Fortunately, we have Citrix Director, the go-to console for historical and real time monitoring and troubleshooting. Its rich feature set can be used to gauge the performance impact of the Meltdown and Spectre patches in a XenApp and XenDesktop deployment.

How do you identify a potential performance impact of Meltdown and Spectre patches in XenApp and XenDesktop deployments using Citrix Director?

We conducted an experiment using two identical deployments — one with the mitigation patches installed and the other without. We used Citrix Director to identify possible performance implications.

We used the Resource Utilization feature of Director to monitor the course of the experiment. This feature provides insights into key metrics such as CPU usage, IOPs and Memory usage. For more details about the usage of this feature, see Monitor historical trends across a Site.

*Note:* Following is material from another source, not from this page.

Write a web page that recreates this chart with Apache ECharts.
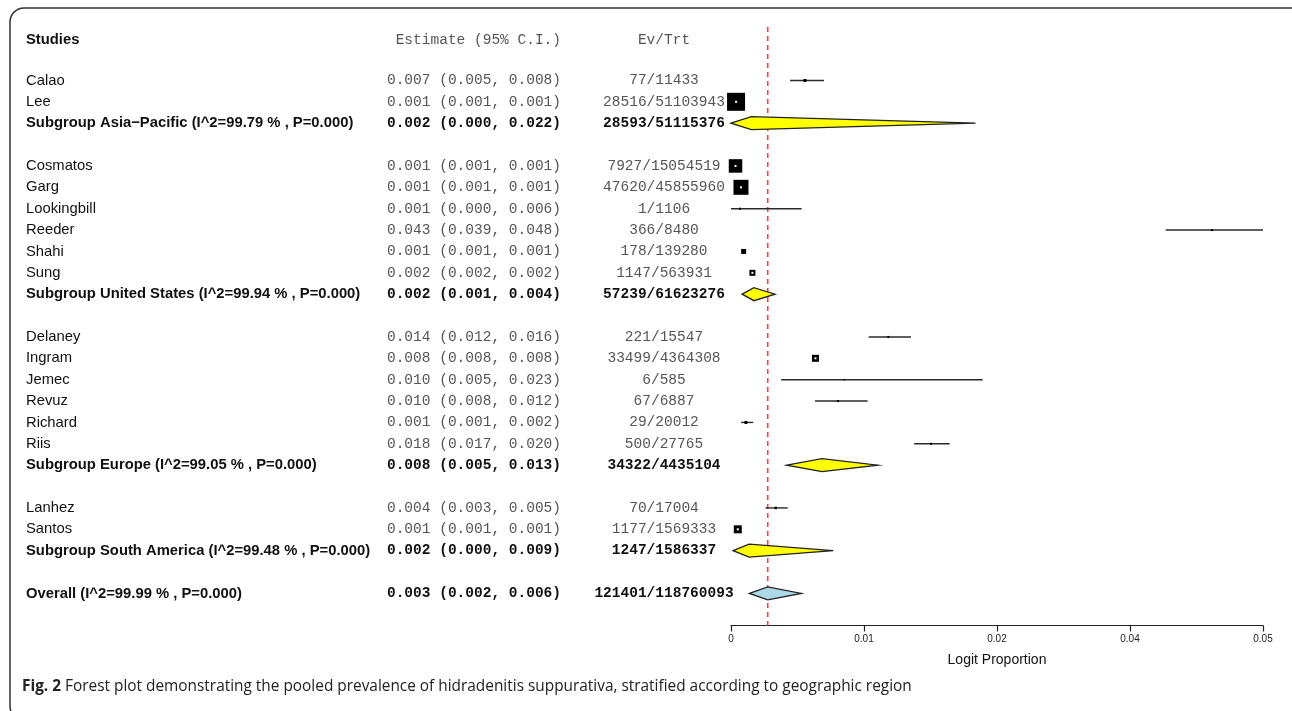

Administrators can use the above metrics to compare different data centres or servers to gauge the impact of the mitigation patches. Depending upon the workload on each data centre or server, administrators can perform scale tests and use these metrics to either reduce the workload or perform load balancing to achieve the required performance level.

Additionally, administrators can also arrive at baselines for these metrics and utilize Director’s Alerts and notifications feature to configure alerts accordingly. For more details about the usage of this feature, see Alerts and notifications.

NOTE:

  1. This is not a white sheet. Hence, intrinsic details of the experiments are not published.
  2. This blog is meant to provide guidance on the usage of Citrix Director to identify a potential performance impact because of the mitigation patches. This does not necessarily imply that XenApp and XenDesktop deployments are impacted.

Base parameters

Hardware Intel Xeon E5-2650 v2 @ 2.60GHz
Operating System Windows 2012 R2
Workload Browser sessions
Benchmark metrics CPU usage %, Memory usage %, IOPs

Experiment Results

CPU usage % without patches
CPU usage % with patches

Mitigation patches may result in extra CPU cycles spent in context switching, thus causing significant (~10%) difference in CPU usage % as seen above.

Average IOPs without patches
Average IOPs with patches

Since browser sessions alone were considered for workload, no significant difference was observed in the average IOPs metrics, however applications such as SQL server which have an extensive IOPs would have a greater impact.

Memory usage % without patches
Memory usage % with patches

Slight increase in memory (around 3%) was observed when patches were installed, however both the cases had approximately 95% utilization.

Conclusion 

Metrics Inference
CPU% There was a significant increase in CPU usage % on machines where mitigation patches where applied.
Average IOPs The effect of mitigation patches on this metric is predominantly application specific. Applications that are IOPs intensive such as SQL server see a significant increase in average.
Memory % There was no significant difference in memory usage % that could be attributed to mitigation patches.

XenApp and XenDesktop administrators can use this information obtained from Citrix Director to monitor their deployment and perform capacity management, therefore proactively strategizing for the effects of the Meltdown/Spectre mitigation patches. Based upon security best practices to mitigate risk, Citrix does not recommend operating without the patches applied.